Retrieving volcanic, desert dust, and sea-salt particle properties from two/three-component particle mixtures after long-range transport using UV-VIS polarization Lidar and T-matrix

During transport by advection, atmospheric nonspherical particles, such as volcanic, desert dust or sea-salt particles experience several chemical and physical processes, leading to a complex vertical atmospheric layering at remote sites where intrusion episodes occur. In this contribution, a new methodology is proposed to analyze this complex vertical layering in the case of a two/three-component particle external mixtures after long-range transport. This methodology relies on a precise analysis of the spectral and polarization properties of the light backscattered by atmospheric particles. It is based on combining a sensitive and accurate UV-VIS polarization Lidar experiment with accurate T-matrix numerical simulations and air mass back-trajectories. The Lyon UV-VIS polarization Lidar is used to efficiently partition the particle mixture into its nonspherical components, while the T-matrix algorithm is used for computing backscattering and depolarization properties specific to nonspherical volcanic, desert dust and sea-salt particles, the latter being described in the cubic shape approximation. It is shown that, after long-range transport, the particle mixtures' depolarization ratio δp differs from the nonspherical particles' depolarization ratio δns due to the presence of spherical particles in the mixture. Hence, after identifying a tracer for nonspherical particles, particle backscattering coefficients specific to each nonspherical component can be retrieved in a two component external mixture. For three-component mixtures, the spectral properties of light must in addition be addressed by using a dual-wavelength polarization Lidar.

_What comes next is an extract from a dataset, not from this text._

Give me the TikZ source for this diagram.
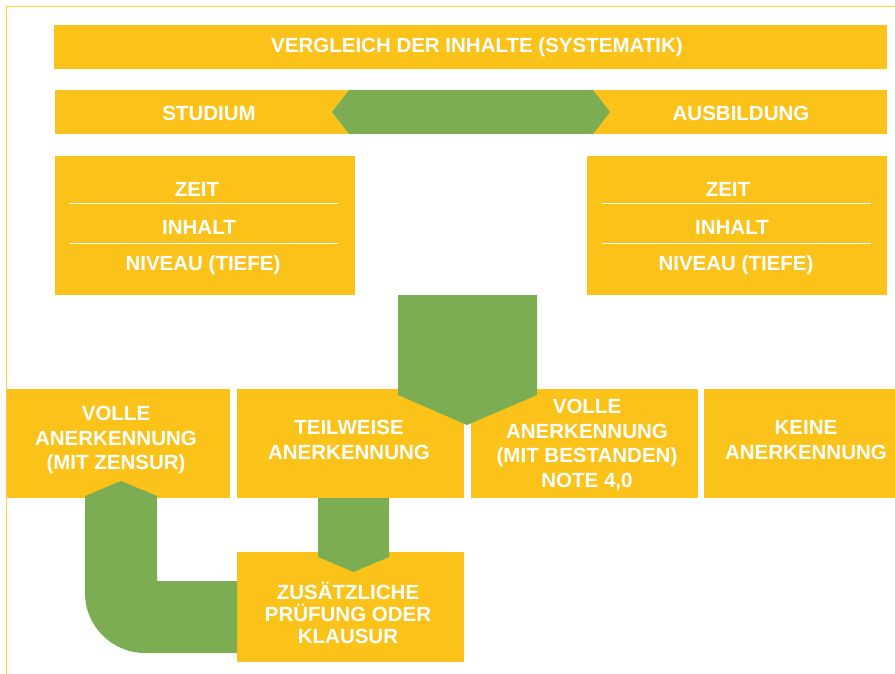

Hence, for the first time, in a three-component external mixture, the nonsphericity of each particle is taken into account in a so-called 2β + 2δ formalism. Applications of this new methodology are then demonstrated in two case studies carried out in Lyon, France, related to the mixing of Eyjafjallajökull volcanic ash with sulphate particles (case of a two-component mixture) and to the mixing of dust with sea-salt and water-soluble particles (case of a three-component mixture). This new methodology, which is able to provide separate vertical profiles of mixed atmospheric dust, sea-salt and water-soluble particles, may be useful for accurate radiative forcing assessments.